News Reinsurance06 Sep 2024

Reinsurance price competition predicted to intensify in 2025

| 06 Sep 2024

Renewals in 2024 have seen reinsurance pricing gradually decrease, partly due to an increase in alternative capital to $110bn, and with rate reductions granted by reinsurers for the best-performing risks, says Aon, a leading global professional services firm.

Aon, in its “Ultimate Guide to the Reinsurance Renewal – September 2024” report, forecasts an increase in pricing competition in 2025, and that insurers will begin to see greater flexibility around capacity provision and coverages.
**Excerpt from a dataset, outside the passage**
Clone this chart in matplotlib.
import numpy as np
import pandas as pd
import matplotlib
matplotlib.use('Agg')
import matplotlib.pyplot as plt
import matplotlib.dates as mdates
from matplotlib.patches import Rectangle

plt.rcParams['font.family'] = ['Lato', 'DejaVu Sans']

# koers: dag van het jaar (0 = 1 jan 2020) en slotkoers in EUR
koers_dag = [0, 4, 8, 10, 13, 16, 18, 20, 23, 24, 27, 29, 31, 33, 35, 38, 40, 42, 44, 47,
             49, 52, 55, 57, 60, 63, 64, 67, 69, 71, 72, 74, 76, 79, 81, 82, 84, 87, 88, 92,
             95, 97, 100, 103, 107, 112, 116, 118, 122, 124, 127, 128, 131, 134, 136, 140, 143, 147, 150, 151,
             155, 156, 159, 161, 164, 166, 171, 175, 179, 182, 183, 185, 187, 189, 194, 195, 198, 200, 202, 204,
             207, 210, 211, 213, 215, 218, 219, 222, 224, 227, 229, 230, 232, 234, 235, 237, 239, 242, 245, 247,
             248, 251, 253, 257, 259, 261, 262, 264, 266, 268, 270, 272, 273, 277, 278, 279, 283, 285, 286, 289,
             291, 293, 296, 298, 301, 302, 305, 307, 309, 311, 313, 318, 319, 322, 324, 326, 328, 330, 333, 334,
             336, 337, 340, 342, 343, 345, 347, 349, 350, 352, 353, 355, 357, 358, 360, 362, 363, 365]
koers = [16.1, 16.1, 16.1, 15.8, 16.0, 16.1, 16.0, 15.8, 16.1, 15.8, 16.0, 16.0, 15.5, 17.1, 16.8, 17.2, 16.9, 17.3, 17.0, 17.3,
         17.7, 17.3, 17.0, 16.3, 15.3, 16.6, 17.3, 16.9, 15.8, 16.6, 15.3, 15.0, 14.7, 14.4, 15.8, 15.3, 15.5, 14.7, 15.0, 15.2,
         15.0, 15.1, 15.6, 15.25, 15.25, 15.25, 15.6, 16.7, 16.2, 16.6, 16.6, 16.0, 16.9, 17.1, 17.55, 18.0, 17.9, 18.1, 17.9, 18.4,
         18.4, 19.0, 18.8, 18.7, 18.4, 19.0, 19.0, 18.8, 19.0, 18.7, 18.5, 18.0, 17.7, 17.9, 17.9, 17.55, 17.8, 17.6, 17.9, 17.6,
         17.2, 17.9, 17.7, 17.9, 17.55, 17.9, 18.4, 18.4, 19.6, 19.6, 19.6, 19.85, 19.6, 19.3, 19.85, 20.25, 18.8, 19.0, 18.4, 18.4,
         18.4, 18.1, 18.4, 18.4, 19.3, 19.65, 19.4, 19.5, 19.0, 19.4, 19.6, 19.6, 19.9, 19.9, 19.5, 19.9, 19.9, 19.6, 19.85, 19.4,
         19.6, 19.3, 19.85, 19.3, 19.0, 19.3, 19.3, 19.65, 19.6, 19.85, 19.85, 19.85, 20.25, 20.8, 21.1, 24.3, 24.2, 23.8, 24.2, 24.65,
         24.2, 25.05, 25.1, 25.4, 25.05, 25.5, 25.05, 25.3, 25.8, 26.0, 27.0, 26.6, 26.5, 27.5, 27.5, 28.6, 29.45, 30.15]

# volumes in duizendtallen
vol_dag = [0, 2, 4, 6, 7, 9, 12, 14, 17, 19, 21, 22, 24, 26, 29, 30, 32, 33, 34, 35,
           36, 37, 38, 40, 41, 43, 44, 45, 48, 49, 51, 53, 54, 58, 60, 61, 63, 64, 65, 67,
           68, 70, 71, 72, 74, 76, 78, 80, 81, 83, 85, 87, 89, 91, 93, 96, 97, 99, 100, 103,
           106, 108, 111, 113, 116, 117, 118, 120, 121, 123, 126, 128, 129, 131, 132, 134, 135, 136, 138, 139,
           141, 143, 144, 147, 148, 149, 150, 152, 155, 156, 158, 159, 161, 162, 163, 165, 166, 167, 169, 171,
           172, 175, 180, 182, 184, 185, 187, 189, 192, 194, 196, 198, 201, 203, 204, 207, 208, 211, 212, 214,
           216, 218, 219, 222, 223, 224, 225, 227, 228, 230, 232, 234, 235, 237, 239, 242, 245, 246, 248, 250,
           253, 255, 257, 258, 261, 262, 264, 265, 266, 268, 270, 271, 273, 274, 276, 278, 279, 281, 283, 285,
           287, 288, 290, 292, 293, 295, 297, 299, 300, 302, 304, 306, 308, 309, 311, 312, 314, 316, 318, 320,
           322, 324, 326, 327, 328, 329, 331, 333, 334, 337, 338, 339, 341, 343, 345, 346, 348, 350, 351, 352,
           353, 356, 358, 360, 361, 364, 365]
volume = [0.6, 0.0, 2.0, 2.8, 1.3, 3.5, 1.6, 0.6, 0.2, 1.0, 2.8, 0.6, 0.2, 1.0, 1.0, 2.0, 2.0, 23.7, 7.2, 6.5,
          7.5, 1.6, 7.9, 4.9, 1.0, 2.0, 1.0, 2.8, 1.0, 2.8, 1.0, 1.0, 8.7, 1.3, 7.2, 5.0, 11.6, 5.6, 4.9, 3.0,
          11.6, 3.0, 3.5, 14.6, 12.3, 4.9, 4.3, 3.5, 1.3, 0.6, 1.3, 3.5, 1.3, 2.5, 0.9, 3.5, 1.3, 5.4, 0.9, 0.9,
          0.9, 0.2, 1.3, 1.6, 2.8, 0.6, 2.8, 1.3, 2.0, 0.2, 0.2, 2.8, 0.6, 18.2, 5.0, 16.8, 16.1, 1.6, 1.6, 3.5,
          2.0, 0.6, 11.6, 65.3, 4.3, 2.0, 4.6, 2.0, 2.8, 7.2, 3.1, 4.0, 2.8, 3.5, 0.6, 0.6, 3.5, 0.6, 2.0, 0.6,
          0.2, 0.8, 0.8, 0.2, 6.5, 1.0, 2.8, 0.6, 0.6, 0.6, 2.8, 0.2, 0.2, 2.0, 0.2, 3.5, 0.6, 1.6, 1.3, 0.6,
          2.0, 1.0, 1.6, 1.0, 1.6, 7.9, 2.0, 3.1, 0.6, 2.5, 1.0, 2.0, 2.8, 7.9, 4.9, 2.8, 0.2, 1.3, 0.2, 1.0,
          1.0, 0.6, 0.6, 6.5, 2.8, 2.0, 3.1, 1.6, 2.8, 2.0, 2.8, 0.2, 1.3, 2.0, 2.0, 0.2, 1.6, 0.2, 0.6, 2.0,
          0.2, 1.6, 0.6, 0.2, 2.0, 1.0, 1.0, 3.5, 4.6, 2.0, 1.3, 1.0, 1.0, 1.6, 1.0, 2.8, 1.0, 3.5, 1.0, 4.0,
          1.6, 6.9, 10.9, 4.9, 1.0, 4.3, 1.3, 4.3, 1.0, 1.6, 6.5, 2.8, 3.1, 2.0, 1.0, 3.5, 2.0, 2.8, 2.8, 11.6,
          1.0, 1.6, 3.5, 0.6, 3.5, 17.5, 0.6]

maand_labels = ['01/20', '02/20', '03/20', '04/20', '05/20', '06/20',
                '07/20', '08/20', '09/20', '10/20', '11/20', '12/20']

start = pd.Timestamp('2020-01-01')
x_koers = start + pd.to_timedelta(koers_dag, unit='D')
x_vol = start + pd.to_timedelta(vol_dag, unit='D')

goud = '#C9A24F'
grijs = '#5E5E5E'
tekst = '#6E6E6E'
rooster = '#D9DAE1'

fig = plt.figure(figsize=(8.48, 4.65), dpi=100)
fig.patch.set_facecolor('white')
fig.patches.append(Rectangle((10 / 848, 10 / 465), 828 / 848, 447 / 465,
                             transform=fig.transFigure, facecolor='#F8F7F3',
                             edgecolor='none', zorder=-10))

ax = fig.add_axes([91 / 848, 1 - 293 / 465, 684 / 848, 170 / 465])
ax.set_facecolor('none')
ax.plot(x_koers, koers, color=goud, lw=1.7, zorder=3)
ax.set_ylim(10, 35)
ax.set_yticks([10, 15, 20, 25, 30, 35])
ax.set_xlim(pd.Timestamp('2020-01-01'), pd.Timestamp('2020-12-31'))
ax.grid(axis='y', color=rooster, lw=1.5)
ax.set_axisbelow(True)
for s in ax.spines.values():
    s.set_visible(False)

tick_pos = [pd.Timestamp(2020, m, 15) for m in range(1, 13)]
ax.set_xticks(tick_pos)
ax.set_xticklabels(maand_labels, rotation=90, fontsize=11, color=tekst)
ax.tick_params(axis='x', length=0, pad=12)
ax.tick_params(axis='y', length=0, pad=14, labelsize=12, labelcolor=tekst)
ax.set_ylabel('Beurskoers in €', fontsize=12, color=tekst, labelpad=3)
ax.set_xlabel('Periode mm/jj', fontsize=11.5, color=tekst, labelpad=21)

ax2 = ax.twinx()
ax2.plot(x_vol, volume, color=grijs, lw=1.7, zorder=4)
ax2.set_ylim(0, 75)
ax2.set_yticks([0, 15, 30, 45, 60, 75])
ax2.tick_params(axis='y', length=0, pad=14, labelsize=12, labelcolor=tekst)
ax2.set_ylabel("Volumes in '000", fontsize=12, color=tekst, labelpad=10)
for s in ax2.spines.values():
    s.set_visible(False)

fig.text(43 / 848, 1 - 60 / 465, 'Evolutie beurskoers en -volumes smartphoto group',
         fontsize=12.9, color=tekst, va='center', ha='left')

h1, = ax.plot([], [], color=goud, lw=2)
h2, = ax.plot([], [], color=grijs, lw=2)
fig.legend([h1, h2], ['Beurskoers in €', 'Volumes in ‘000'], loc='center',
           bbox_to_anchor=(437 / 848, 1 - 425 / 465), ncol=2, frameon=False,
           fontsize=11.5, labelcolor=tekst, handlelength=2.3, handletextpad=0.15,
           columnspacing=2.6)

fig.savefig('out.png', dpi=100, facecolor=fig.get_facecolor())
The report contrasts the robust financial results of the reinsurance industry against a backdrop of insurer losses and increasing complexity of risk. It also reinforces the untapped growth potential of the industry, highlighting that the key ratio of global insurance premium to gross domestic product has remained at approximately 1.8% since 2010, despite exposure growth and unmet client needs.

Despite natural catastrophe re/insurance payouts reaching $58bn (inflation-adjusted) during the first half of 2024 – well above the first half decadal average (2014-2023) of $47bn – reinsurers achieved an average common return on equity of 17.6% during the same period.

Unequal distribution of underwriting profit

Some of the industry’s largest reinsurers reported a return on equity (ROE) of more than 25% – well above that of most primary insurers and their own cost of capital – which could lead to higher growth, according to Aon’s performance analysis of 100 global re/insurers.

However, higher retentions in insurers’ catastrophe programmes reduced the capacity for frequency covers and resulted in an unequal distribution of underwriting profit across the insurance value chain.

The report reveals that global reinsurer capital reached a record high of $695bn at 30 June 2024 – an increase of $25bn compared to year-end 2023. This increase was principally driven by retained earnings, new inflows to the catastrophe bond market, and recovering asset values – where a survey group of re/insurers saw average annualised ordinary investment yields of 3.8% for the first half of 2024, up from 3.1% during the prior-year period.

More active role

Mr Rupert Moore, UK CEO of Reinsurance Solutions for Aon, said, “If the reinsurance market is to provide real value, it must play a more active role in helping insurers to manage frequency losses and earnings volatility. If reinsurers continue to run from risk, it will force insurers to follow suit and we will all become part of a shrinking, and less relevant industry. Aon is here to bring clarity and confidence around risk; shaping better decisions and highlighting profitable growth opportunities for all parties.”

The report highlights that re/insurers experienced significant volatility in 2024, with diverse events including earthquake and airline losses in Japan; the Baltimore bridge collapse in the US; historic flooding in Dubai, and the CrowdStrike global computer outage.

Such losses reinforce recurrent, yet critical, themes for the industry – the growing interconnectivity and complexity of risk, volatility of losses, and the widening gap between insured and economic losses. The industry can either lean into the opportunities created by a world of changing risk or retrench and watch as a greater proportion of risk is retained or shifts to the public sector and capital markets,” Mr Moore added.